Luckily, another Black Gold tape exists! Back in July 1970, while filming for the movie "Rainbow Bridge" in Maui, Hawaii, Jimi had given drummer Mitch Mitchell six cassettes wrapped inside a bandanna for safe keeping. An acoustic solo demo of the Black Gold Suite was among them. Apparently unaware of the significance of the tapes, Mitch looked after the cassettes for two decades before entering into negotiations with Alan Douglas with a view to releasing the material. This particular tape features Jimi on acoustic guitar, without no extra guitar overdub.

The tracks were recorded on a two track Entronic C90, stereo cassette at Jimi's New York apartment sometime between February and April 1970. Kept in a black Ampex tape box with "BG*" written in Jimi's hand, the cassette label is annotated in Jimi's hand "Idea for L.P. Side 1 suite.. Black Gold" and, apparently, the cassette appears well used. The tracks it contains are as follows:

(A)
Suddenly November Morning
Drifting     
Captain Midnite (Captain 1201)
Loco Commotion
Here Comes Black Gold
Stepping Stone
Little Red Velvet Room

(B)
The Jungle Is Waiting
Send My Love To Joan Of Arc
God Bless The Day
Black Gold
Machine Gun
Here Comes Black Gold
Trash Man
Astro Man (Part 1)
Astro Man (Part 2)
I've Got A Place To Go

In 1992, Hendrix researcher and biographer Tony Brown (deceased) got to hear the tape while he was on a mission to interview Mitch Mitchell. What follows is based on his recollections of what he heard.

It's known that Jimi worked on tracks such as the opener "Suddenly November Morning" in March 1970 at the Londonderry Hotel in London, as hand-written lyrics exist, giving us a guide to when the recording was made. Jimi apparently played the tracks as a continuous medley with one running into the next. He had referred to "Black Gold" in interviews, "I wanted to get into sort o', what you would probably call, just pieces, yeah pieces behind each other like movements or whatever you call it. I've been writing some of those, but like I was into writing cartoons mostly, you know, Cartoons, music cartoons." This explains the birth of such characters as Astro Man and Captain Midnite. Tracks with familiar titles, such as "Drifting", "Stepping Stone" and "Astro Man", stick close to the released versions of the songs while "Send My Love To Joan Of Arc" has the same chord sequence as the familiar "Send My Love To Linda". Allegedly, "Little Red Velvet Room" refers to a child, Tami, whose mother, Diane Carpenter, claimed was Jimi's from a relationship in mid-1966, unfortunately this song comes to a premature end as the tape runs out.
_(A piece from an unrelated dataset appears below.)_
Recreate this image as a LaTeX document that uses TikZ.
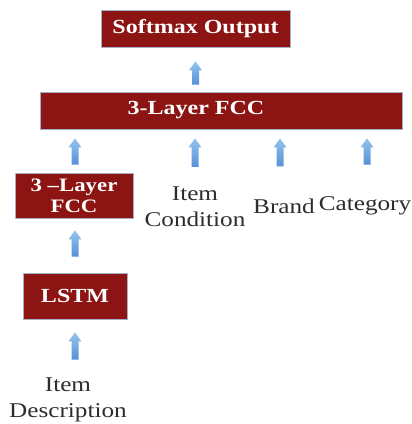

Side two opens with the jazzy flamenco piece "The Jungle Is Waiting" with Jimi providing the jungle sound effects throughout. Another known song is "Machine Gun" which has Jimi concluding with the line "Thank Hell for Heaven, thank Heaven for Hell." The reprise of "Black Gold" features the lyric "He comes from the land of the Gypsy Sun" which seems to combine Jimi's common themes from "Hey Gypsy Boy" and "Hey Baby (New Rising Sun)", though it is unclear whether the music bears any resemblance to these two songs. Next comes "Trash Man" a very short song with lyrics, it bears no resemblance to the instrumental "Trashman" on "Hear My Music". "Astro Man" is in two parts with Jimi depicting himself as the hero, saving a girl on an LSD trip from falling to her death in the second part. In the final track Jimi holds an imaginary telephone conversation with someone called Rosie who invites him over and "I've Got A Place To Go" closes the tape.

In March 2010, Janie Hendrix had announced ed that Black Gold would be released "this decade". Here we are more than ten years later and it has yet to appear. However, the opening song of the tape - "Suddenly November Morning"  - was thankfully featured in the West Coast Seattle Boy box set (2010). Come on Janie, give us the entire recording!